DATASET EXCERPT
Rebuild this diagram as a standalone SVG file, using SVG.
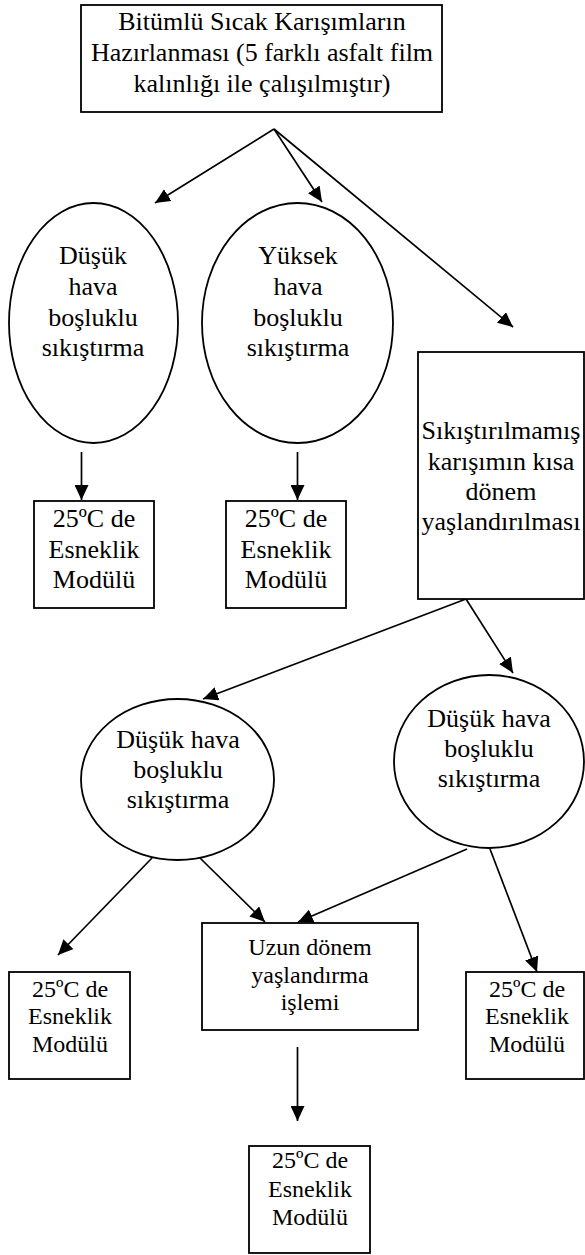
<svg xmlns="http://www.w3.org/2000/svg" width="585" height="1255" viewBox="0 0 585 1255">
<defs>
<marker id="ah" markerWidth="15" markerHeight="14" refX="15" refY="7" orient="auto" markerUnits="userSpaceOnUse">
<path d="M0,0 L15,7 L0,14 z" fill="#000"/>
</marker>
<style>
.n{fill:#fff;stroke:#000;stroke-width:1.8}
.t{font-family:'Liberation Serif','DejaVu Serif',serif;font-size:26px;fill:#000;text-anchor:middle}
.s{font-size:24px}
.c line{stroke:#000;stroke-width:1.7;marker-end:url(#ah)}
</style>
</defs>
<rect width="585" height="1255" fill="#fff"/>
<g class="c" id="connectors">
<line x1="274" y1="129" x2="155" y2="203"/>
<line x1="274" y1="129" x2="322" y2="202"/>
<line x1="274" y1="129" x2="513" y2="327"/>
<line x1="81.5" y1="452" x2="81.5" y2="500"/>
<line x1="297.5" y1="452" x2="297.5" y2="500"/>
<line x1="466" y1="599" x2="203" y2="699"/>
<line x1="466" y1="599" x2="513" y2="673"/>
<line x1="152" y1="858" x2="58" y2="955"/>
<line x1="200" y1="858" x2="265" y2="922"/>
<line x1="467" y1="849" x2="298" y2="922"/>
<line x1="490" y1="849" x2="537" y2="972"/>
<line x1="297.5" y1="1047" x2="297.5" y2="1121"/>
</g>
<g id="top">
<rect class="n" x="81" y="5" width="361" height="107"/>
<text class="t" x="262" y="30">Bitümlü Sıcak Karışımların</text>
<text class="t" x="262" y="61">Hazırlanması (5 farklı asfalt film</text>
<text class="t" x="262" y="92">kalınlığı ile çalışılmıştır)</text>
</g>
<g id="e1">
<ellipse class="n" cx="93.5" cy="323" rx="84.5" ry="120"/>
<text class="t" x="93" y="264">Düşük</text>
<text class="t" x="93" y="295">hava</text>
<text class="t" x="93" y="326">boşluklu</text>
<text class="t" x="93" y="356">sıkıştırma</text>
</g>
<g id="e2">
<ellipse class="n" cx="297.5" cy="323" rx="95.5" ry="120"/>
<text class="t" x="298" y="264">Yüksek</text>
<text class="t" x="298" y="295">hava</text>
<text class="t" x="298" y="326">boşluklu</text>
<text class="t" x="298" y="356">sıkıştırma</text>
</g>
<g id="b1">
<rect class="n" x="34" y="501" width="120" height="107"/>
<text class="t" x="94" y="527">25ºC de</text>
<text class="t" x="94" y="558">Esneklik</text>
<text class="t" x="94" y="588">Modülü</text>
</g>
<g id="b2">
<rect class="n" x="226" y="501" width="120" height="107"/>
<text class="t" x="286" y="527">25ºC de</text>
<text class="t" x="286" y="558">Esneklik</text>
<text class="t" x="286" y="588">Modülü</text>
</g>
<g id="big">
<rect class="n" x="418" y="352" width="166" height="247"/>
<text class="t" x="501" y="439">Sıkıştırılmamış</text>
<text class="t" x="501" y="470">karışımın kısa</text>
<text class="t" x="501" y="500">dönem</text>
<text class="t" x="501" y="530">yaşlandırılması</text>
</g>
<g id="e3">
<ellipse class="n" cx="177.5" cy="779.5" rx="96.5" ry="80.5"/>
<text class="t" x="178" y="748">Düşük hava</text>
<text class="t" x="178" y="778">boşluklu</text>
<text class="t" x="178" y="808">sıkıştırma</text>
</g>
<g id="e4">
<ellipse class="n" cx="489" cy="761.5" rx="95" ry="86.5"/>
<text class="t" x="489" y="727">Düşük hava</text>
<text class="t" x="489" y="757">boşluklu</text>
<text class="t" x="489" y="787">sıkıştırma</text>
</g>
<g id="uzun">
<rect class="n" x="202" y="923" width="216" height="107"/>
<text class="t s" x="310" y="955">Uzun dönem</text>
<text class="t s" x="310" y="983">yaşlandırma</text>
<text class="t s" x="310" y="1010">işlemi</text>
</g>
<g id="b3">
<rect class="n" x="9" y="972" width="121" height="107"/>
<text class="t s" x="70" y="997">25ºC de</text>
<text class="t s" x="70" y="1024">Esneklik</text>
<text class="t s" x="70" y="1052">Modülü</text>
</g>
<g id="b4">
<rect class="n" x="466" y="972" width="118" height="107"/>
<text class="t s" x="527" y="997">25ºC de</text>
<text class="t s" x="527" y="1024">Esneklik</text>
<text class="t s" x="527" y="1052">Modülü</text>
</g>
<g id="b5">
<rect class="n" x="249" y="1146" width="121" height="107"/>
<text class="t s" x="310" y="1168">25ºC de</text>
<text class="t s" x="310" y="1197">Esneklik</text>
<text class="t s" x="310" y="1225">Modülü</text>
</g>
</svg>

WORK TO DO
Reproduce the material in its entirety and word for word, without the pictures.

THE RESULT
Rebuild this diagram as a standalone SVG file, using SVG.
<svg xmlns="http://www.w3.org/2000/svg" width="585" height="1255" viewBox="0 0 585 1255">
<defs>
<marker id="ah" markerWidth="15" markerHeight="14" refX="15" refY="7" orient="auto" markerUnits="userSpaceOnUse">
<path d="M0,0 L15,7 L0,14 z" fill="#000"/>
</marker>
<style>
.n{fill:#fff;stroke:#000;stroke-width:1.8}
.t{font-family:'Liberation Serif','DejaVu Serif',serif;font-size:26px;fill:#000;text-anchor:middle}
.s{font-size:24px}
.c line{stroke:#000;stroke-width:1.7;marker-end:url(#ah)}
</style>
</defs>
<rect width="585" height="1255" fill="#fff"/>
<g class="c" id="connectors">
<line x1="274" y1="129" x2="155" y2="203"/>
<line x1="274" y1="129" x2="322" y2="202"/>
<line x1="274" y1="129" x2="513" y2="327"/>
<line x1="81.5" y1="452" x2="81.5" y2="500"/>
<line x1="297.5" y1="452" x2="297.5" y2="500"/>
<line x1="466" y1="599" x2="203" y2="699"/>
<line x1="466" y1="599" x2="513" y2="673"/>
<line x1="152" y1="858" x2="58" y2="955"/>
<line x1="200" y1="858" x2="265" y2="922"/>
<line x1="467" y1="849" x2="298" y2="922"/>
<line x1="490" y1="849" x2="537" y2="972"/>
<line x1="297.5" y1="1047" x2="297.5" y2="1121"/>
</g>
<g id="top">
<rect class="n" x="81" y="5" width="361" height="107"/>
<text class="t" x="262" y="30">Bitümlü Sıcak Karışımların</text>
<text class="t" x="262" y="61">Hazırlanması (5 farklı asfalt film</text>
<text class="t" x="262" y="92">kalınlığı ile çalışılmıştır)</text>
</g>
<g id="e1">
<ellipse class="n" cx="93.5" cy="323" rx="84.5" ry="120"/>
<text class="t" x="93" y="264">Düşük</text>
<text class="t" x="93" y="295">hava</text>
<text class="t" x="93" y="326">boşluklu</text>
<text class="t" x="93" y="356">sıkıştırma</text>
</g>
<g id="e2">
<ellipse class="n" cx="297.5" cy="323" rx="95.5" ry="120"/>
<text class="t" x="298" y="264">Yüksek</text>
<text class="t" x="298" y="295">hava</text>
<text class="t" x="298" y="326">boşluklu</text>
<text class="t" x="298" y="356">sıkıştırma</text>
</g>
<g id="b1">
<rect class="n" x="34" y="501" width="120" height="107"/>
<text class="t" x="94" y="527">25ºC de</text>
<text class="t" x="94" y="558">Esneklik</text>
<text class="t" x="94" y="588">Modülü</text>
</g>
<g id="b2">
<rect class="n" x="226" y="501" width="120" height="107"/>
<text class="t" x="286" y="527">25ºC de</text>
<text class="t" x="286" y="558">Esneklik</text>
<text class="t" x="286" y="588">Modülü</text>
</g>
<g id="big">
<rect class="n" x="418" y="352" width="166" height="247"/>
<text class="t" x="501" y="439">Sıkıştırılmamış</text>
<text class="t" x="501" y="470">karışımın kısa</text>
<text class="t" x="501" y="500">dönem</text>
<text class="t" x="501" y="530">yaşlandırılması</text>
</g>
<g id="e3">
<ellipse class="n" cx="177.5" cy="779.5" rx="96.5" ry="80.5"/>
<text class="t" x="178" y="748">Düşük hava</text>
<text class="t" x="178" y="778">boşluklu</text>
<text class="t" x="178" y="808">sıkıştırma</text>
</g>
<g id="e4">
<ellipse class="n" cx="489" cy="761.5" rx="95" ry="86.5"/>
<text class="t" x="489" y="727">Düşük hava</text>
<text class="t" x="489" y="757">boşluklu</text>
<text class="t" x="489" y="787">sıkıştırma</text>
</g>
<g id="uzun">
<rect class="n" x="202" y="923" width="216" height="107"/>
<text class="t s" x="310" y="955">Uzun dönem</text>
<text class="t s" x="310" y="983">yaşlandırma</text>
<text class="t s" x="310" y="1010">işlemi</text>
</g>
<g id="b3">
<rect class="n" x="9" y="972" width="121" height="107"/>
<text class="t s" x="70" y="997">25ºC de</text>
<text class="t s" x="70" y="1024">Esneklik</text>
<text class="t s" x="70" y="1052">Modülü</text>
</g>
<g id="b4">
<rect class="n" x="466" y="972" width="118" height="107"/>
<text class="t s" x="527" y="997">25ºC de</text>
<text class="t s" x="527" y="1024">Esneklik</text>
<text class="t s" x="527" y="1052">Modülü</text>
</g>
<g id="b5">
<rect class="n" x="249" y="1146" width="121" height="107"/>
<text class="t s" x="310" y="1168">25ºC de</text>
<text class="t s" x="310" y="1197">Esneklik</text>
<text class="t s" x="310" y="1225">Modülü</text>
</g>
</svg>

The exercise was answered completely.